Too much for one person?
The state also is institutionalizing fewer children who are troubled -- kids like the one mentored by Redford Township foster mom Judy Bradley-Parsons.
A ward of the state since age 2, the boy went though a succession of foster homes and a failed adoption before the state Department of Human Services placed him in a private residential treatment center when he was 4. He's been institutionalized for the past six years, but visits Bradley-Parsons' home on holidays and occasional weekends.
"His needs are so great one person could not possibly take care of him," Bradley-Parsons said of the child, who suffers from extreme hyperactivity, psychosis and severe behavioral problems.
Many private institutions for children with mental, emotional or behavioral problems say they are getting fewer referrals from the state to treat foster children or kids who have been abused or neglected. The 172-year-old Children's Home of Detroit blamed the decline in state referrals for the decision to close down last month. "The problem we've seen is that even in cases where there is a demonstrated need for the kind of intense treatment residential allows, there is a reluctance to use it," said Barbara MacKenzie, regional director for Lutheran Child and Family Service in Metro Detroit.
"They either receive no services at all, they end up on the street, they end up in foster placements that are no good for them, or they end up in the juvenile justice system, which is hugely more expensive," Snyder said.
But state officials say children with such problems can succeed in a family or a foster home if support services -- like intensive outpatient therapy and family counseling -- are made available.
"We ... want to keep kids in community settings if at all possible," said Mary Chaliman, manager of the state Department of Human Services Foster Care Office. "We don't want kids growing up in residential treatment centers."
Cost for residential care high
Residential treatment is expensive, and some child advocates argue that with few exceptions, the money could be better spent providing intense monitoring and services to children in their own homes and communities.
"At a time when Michigan has to spend every dollar they can get on what works, it's a shame to throw money away," said Richard Wexler, executive director of the Alexandria, Va.-based National Coalition for Child Protection Reform. "There's no magic to putting them behind a fence in an institution. When you provide the birth parents or the foster parents with all the help they need, they do fine."
The state pays privately run institutions a per diem rate that can range from $132 to $175 or more per child. Michigan's state-run centers for juvenile delinquents are much more expensive.

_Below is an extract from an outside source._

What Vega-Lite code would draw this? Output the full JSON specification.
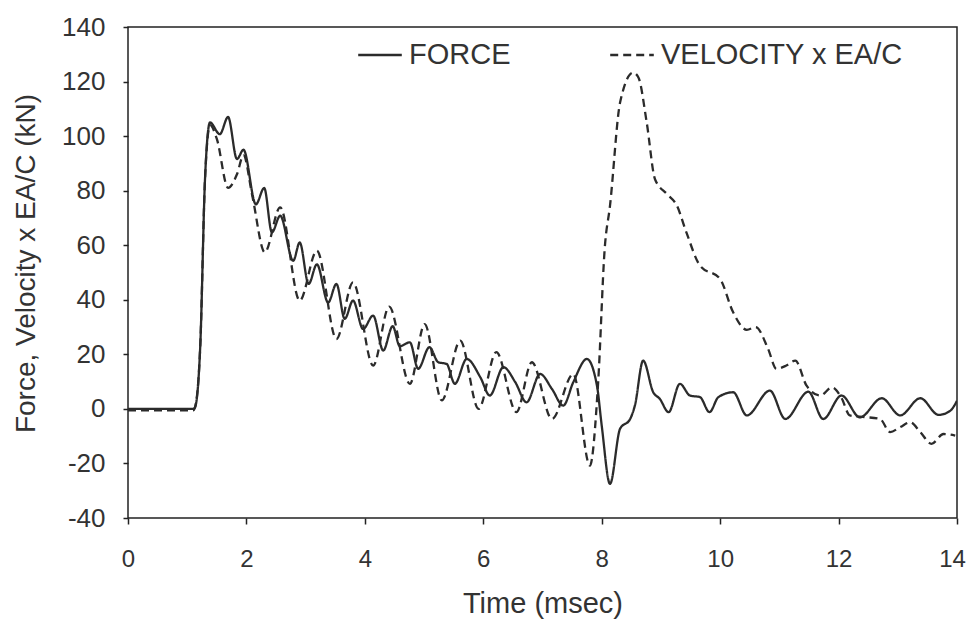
{
  "$schema": "https://vega.github.io/schema/vega-lite/v6.json",
  "width": 829,
  "height": 491,
  "autosize": {"type": "none"},
  "padding": {"left": 128, "top": 27, "right": 11, "bottom": 103},
  "background": "white",
  "config": {
    "font": "Liberation Sans",
    "view": {"stroke": "#222", "strokeWidth": 1.5},
    "axis": {"grid": false, "domain": false, "tickColor": "#222", "tickWidth": 1.5, "labelColor": "#333", "titleColor": "#333", "labelFont": "Liberation Sans", "titleFont": "Liberation Sans", "titleFontWeight": "normal", "labelLimit": 0}
  },
  "datasets": {
    "curves": [
      {"t": 0, "v": 0, "series": "FORCE"},
      {"t": 1.1, "v": 0, "series": "FORCE"},
      {"t": 1.13, "v": 0.5, "series": "FORCE"},
      {"t": 1.22, "v": 23, "series": "FORCE"},
      {"t": 1.3, "v": 84, "series": "FORCE"},
      {"t": 1.385, "v": 105, "series": "FORCE"},
      {"t": 1.55, "v": 100.7, "series": "FORCE"},
      {"t": 1.69, "v": 107, "series": "FORCE"},
      {"t": 1.84, "v": 91.6, "series": "FORCE"},
      {"t": 1.95, "v": 95, "series": "FORCE"},
      {"t": 2.16, "v": 75, "series": "FORCE"},
      {"t": 2.3, "v": 81, "series": "FORCE"},
      {"t": 2.43, "v": 64.7, "series": "FORCE"},
      {"t": 2.57, "v": 70.8, "series": "FORCE"},
      {"t": 2.79, "v": 54.3, "series": "FORCE"},
      {"t": 2.9, "v": 61, "series": "FORCE"},
      {"t": 3.05, "v": 45.8, "series": "FORCE"},
      {"t": 3.19, "v": 53, "series": "FORCE"},
      {"t": 3.38, "v": 39, "series": "FORCE"},
      {"t": 3.52, "v": 45.8, "series": "FORCE"},
      {"t": 3.66, "v": 33, "series": "FORCE"},
      {"t": 3.8, "v": 39.7, "series": "FORCE"},
      {"t": 3.97, "v": 29.3, "series": "FORCE"},
      {"t": 4.14, "v": 34.2, "series": "FORCE"},
      {"t": 4.31, "v": 21.4, "series": "FORCE"},
      {"t": 4.47, "v": 30.3, "series": "FORCE"},
      {"t": 4.59, "v": 23, "series": "FORCE"},
      {"t": 4.76, "v": 24.4, "series": "FORCE"},
      {"t": 4.9, "v": 14.7, "series": "FORCE"},
      {"t": 5.09, "v": 22.6, "series": "FORCE"},
      {"t": 5.24, "v": 17.1, "series": "FORCE"},
      {"t": 5.38, "v": 16.5, "series": "FORCE"},
      {"t": 5.52, "v": 9.2, "series": "FORCE"},
      {"t": 5.72, "v": 18.3, "series": "FORCE"},
      {"t": 5.95, "v": 11.6, "series": "FORCE"},
      {"t": 6.11, "v": 4.9, "series": "FORCE"},
      {"t": 6.34, "v": 15.3, "series": "FORCE"},
      {"t": 6.54, "v": 9.8, "series": "FORCE"},
      {"t": 6.73, "v": 2.4, "series": "FORCE"},
      {"t": 6.96, "v": 12.8, "series": "FORCE"},
      {"t": 7.16, "v": 7.3, "series": "FORCE"},
      {"t": 7.35, "v": 1.2, "series": "FORCE"},
      {"t": 7.52, "v": 9.8, "series": "FORCE"},
      {"t": 7.75, "v": 18.3, "series": "FORCE"},
      {"t": 7.92, "v": 8.5, "series": "FORCE"},
      {"t": 8.0, "v": -6.1, "series": "FORCE"},
      {"t": 8.14, "v": -27.5, "series": "FORCE"},
      {"t": 8.31, "v": -7.3, "series": "FORCE"},
      {"t": 8.48, "v": -3.7, "series": "FORCE"},
      {"t": 8.56, "v": 1.2, "series": "FORCE"},
      {"t": 8.7, "v": 17.7, "series": "FORCE"},
      {"t": 8.87, "v": 6.1, "series": "FORCE"},
      {"t": 8.98, "v": 3.7, "series": "FORCE"},
      {"t": 9.13, "v": -1.2, "series": "FORCE"},
      {"t": 9.32, "v": 9.2, "series": "FORCE"},
      {"t": 9.49, "v": 4.9, "series": "FORCE"},
      {"t": 9.66, "v": 4.3, "series": "FORCE"},
      {"t": 9.82, "v": -1.2, "series": "FORCE"},
      {"t": 9.97, "v": 4.3, "series": "FORCE"},
      {"t": 10.22, "v": 6.1, "series": "FORCE"},
      {"t": 10.45, "v": -2.4, "series": "FORCE"},
      {"t": 10.84, "v": 6.7, "series": "FORCE"},
      {"t": 11.1, "v": -3.7, "series": "FORCE"},
      {"t": 11.49, "v": 6.3, "series": "FORCE"},
      {"t": 11.74, "v": -3.7, "series": "FORCE"},
      {"t": 12.05, "v": 4.9, "series": "FORCE"},
      {"t": 12.36, "v": -3.1, "series": "FORCE"},
      {"t": 12.73, "v": 3.9, "series": "FORCE"},
      {"t": 13.04, "v": -2.4, "series": "FORCE"},
      {"t": 13.38, "v": 3.9, "series": "FORCE"},
      {"t": 13.69, "v": -2.2, "series": "FORCE"},
      {"t": 13.89, "v": -0.6, "series": "FORCE"},
      {"t": 14.0, "v": 3, "series": "FORCE"},

      {"t": 0, "v": -0.5, "series": "VELOCITY x EA/C"},
      {"t": 1.1, "v": -0.5, "series": "VELOCITY x EA/C"},
      {"t": 1.13, "v": 0.5, "series": "VELOCITY x EA/C"},
      {"t": 1.22, "v": 23, "series": "VELOCITY x EA/C"},
      {"t": 1.3, "v": 84, "series": "VELOCITY x EA/C"},
      {"t": 1.385, "v": 104, "series": "VELOCITY x EA/C"},
      {"t": 1.5, "v": 99, "series": "VELOCITY x EA/C"},
      {"t": 1.69, "v": 81, "series": "VELOCITY x EA/C"},
      {"t": 1.84, "v": 86, "series": "VELOCITY x EA/C"},
      {"t": 1.95, "v": 93, "series": "VELOCITY x EA/C"},
      {"t": 2.1, "v": 78, "series": "VELOCITY x EA/C"},
      {"t": 2.31, "v": 57.4, "series": "VELOCITY x EA/C"},
      {"t": 2.57, "v": 73.9, "series": "VELOCITY x EA/C"},
      {"t": 2.9, "v": 39.7, "series": "VELOCITY x EA/C"},
      {"t": 3.19, "v": 58, "series": "VELOCITY x EA/C"},
      {"t": 3.52, "v": 25.6, "series": "VELOCITY x EA/C"},
      {"t": 3.8, "v": 46.4, "series": "VELOCITY x EA/C"},
      {"t": 4.14, "v": 15.9, "series": "VELOCITY x EA/C"},
      {"t": 4.41, "v": 37.5, "series": "VELOCITY x EA/C"},
      {"t": 4.76, "v": 9.2, "series": "VELOCITY x EA/C"},
      {"t": 5.01, "v": 31.1, "series": "VELOCITY x EA/C"},
      {"t": 5.3, "v": 3.1, "series": "VELOCITY x EA/C"},
      {"t": 5.61, "v": 25, "series": "VELOCITY x EA/C"},
      {"t": 5.92, "v": 0, "series": "VELOCITY x EA/C"},
      {"t": 6.22, "v": 20.8, "series": "VELOCITY x EA/C"},
      {"t": 6.56, "v": -1.2, "series": "VELOCITY x EA/C"},
      {"t": 6.82, "v": 17.1, "series": "VELOCITY x EA/C"},
      {"t": 7.16, "v": -3.7, "series": "VELOCITY x EA/C"},
      {"t": 7.52, "v": 12.8, "series": "VELOCITY x EA/C"},
      {"t": 7.8, "v": -20.8, "series": "VELOCITY x EA/C"},
      {"t": 7.94, "v": 9.8, "series": "VELOCITY x EA/C"},
      {"t": 8.05, "v": 58.6, "series": "VELOCITY x EA/C"},
      {"t": 8.14, "v": 74.5, "series": "VELOCITY x EA/C"},
      {"t": 8.31, "v": 112.3, "series": "VELOCITY x EA/C"},
      {"t": 8.53, "v": 123.3, "series": "VELOCITY x EA/C"},
      {"t": 8.62, "v": 121.5, "series": "VELOCITY x EA/C"},
      {"t": 8.76, "v": 105, "series": "VELOCITY x EA/C"},
      {"t": 8.9, "v": 84.2, "series": "VELOCITY x EA/C"},
      {"t": 9.1, "v": 78.8, "series": "VELOCITY x EA/C"},
      {"t": 9.27, "v": 74.5, "series": "VELOCITY x EA/C"},
      {"t": 9.43, "v": 64.7, "series": "VELOCITY x EA/C"},
      {"t": 9.66, "v": 52.5, "series": "VELOCITY x EA/C"},
      {"t": 10.0, "v": 47.6, "series": "VELOCITY x EA/C"},
      {"t": 10.22, "v": 35.4, "series": "VELOCITY x EA/C"},
      {"t": 10.45, "v": 29, "series": "VELOCITY x EA/C"},
      {"t": 10.6, "v": 30, "series": "VELOCITY x EA/C"},
      {"t": 10.81, "v": 22, "series": "VELOCITY x EA/C"},
      {"t": 10.95, "v": 14.7, "series": "VELOCITY x EA/C"},
      {"t": 11.12, "v": 15.9, "series": "VELOCITY x EA/C"},
      {"t": 11.27, "v": 17.7, "series": "VELOCITY x EA/C"},
      {"t": 11.46, "v": 8.5, "series": "VELOCITY x EA/C"},
      {"t": 11.69, "v": 4.9, "series": "VELOCITY x EA/C"},
      {"t": 11.89, "v": 7.9, "series": "VELOCITY x EA/C"},
      {"t": 12.05, "v": 4, "series": "VELOCITY x EA/C"},
      {"t": 12.19, "v": -2.4, "series": "VELOCITY x EA/C"},
      {"t": 12.45, "v": -3, "series": "VELOCITY x EA/C"},
      {"t": 12.7, "v": -3.7, "series": "VELOCITY x EA/C"},
      {"t": 12.87, "v": -8.5, "series": "VELOCITY x EA/C"},
      {"t": 13.04, "v": -6.7, "series": "VELOCITY x EA/C"},
      {"t": 13.21, "v": -4.9, "series": "VELOCITY x EA/C"},
      {"t": 13.38, "v": -8.5, "series": "VELOCITY x EA/C"},
      {"t": 13.57, "v": -12.8, "series": "VELOCITY x EA/C"},
      {"t": 13.77, "v": -9.2, "series": "VELOCITY x EA/C"},
      {"t": 13.97, "v": -9.8, "series": "VELOCITY x EA/C"}
    ]
  },
  "layer": [
    {
      "mark": {"type": "rule", "color": "#2b2b2b", "strokeWidth": 2},
      "encoding": {"y": {"datum": 0, "type": "quantitative"}}
    },
    {
      "data": {"name": "curves"},
      "mark": {"type": "line", "interpolate": "monotone", "color": "#2b2b2b", "strokeWidth": 2.3, "clip": true},
      "encoding": {
        "x": {
          "field": "t", "type": "quantitative",
          "scale": {"domain": [0, 14], "nice": false},
          "axis": {"values": [0, 2, 4, 6, 8, 10, 12, 14], "labelFlush": false, "labelOffset": {"condition": {"test": "datum.value == 14", "value": -5}, "value": 0}, "title": "Time (msec)", "tickSize": 6, "labelPadding": 23, "labelFontSize": 24, "titleFontSize": 29, "titlePadding": 18}
        },
        "y": {
          "field": "v", "type": "quantitative",
          "scale": {"domain": [-40, 140], "nice": false},
          "axis": {"values": [-40, -20, 0, 20, 40, 60, 80, 100, 120, 140], "labelExpr": "'' + datum.value", "title": "Force, Velocity x EA/C (kN)", "tickSize": 5, "labelPadding": 18, "labelFontSize": 26, "titleFontSize": 28, "titlePadding": 21, "titleY": 236}
        },
        "strokeDash": {
          "field": "series", "type": "nominal",
          "scale": {"domain": ["FORCE", "VELOCITY x EA/C"], "range": [[1, 0], [8, 5]]},
          "legend": {"orient": "none", "legendX": 229, "legendY": 5, "direction": "horizontal", "title": null, "symbolType": "stroke", "symbolSize": 1900, "symbolStrokeWidth": 2.3, "symbolStrokeColor": "#2b2b2b", "labelFontSize": 29, "labelColor": "#333", "labelLimit": 0, "columnPadding": 94, "labelOffset": 6}
        }
      }
    }
  ]
}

It costs roughly $560 per day to treat a child at the W.J. Maxey Training School in Whitmore Lake, which has a $17 million annual budget but just 59 boys in residence, according to Evans. Likewise, fewer than 40 kids remain at Bay Pines, Nokomis Challenge Center and Shawono Center -- which each cost $4 million to $4.5 million annually to keep open.
The kids who remain at state-run juvenile facilities are the most serious juvenile offenders, Evans noted. Experts say private facilities, whether they treat delinquents or children who are troubled, need to retool their programs to catch up with changing trends. Some in Michigan already are.
Lutheran Child and Family Service is exploring how better to use its campus at Boys and Girls Republic, its 80-bed residential treatment center for abused and neglected kids in Farmington Hills, since many of its beds are empty, MacKenzie said. And Camp Highfields in Onondaga has shortened its program for juvenile delinquents to roughly six to eight months.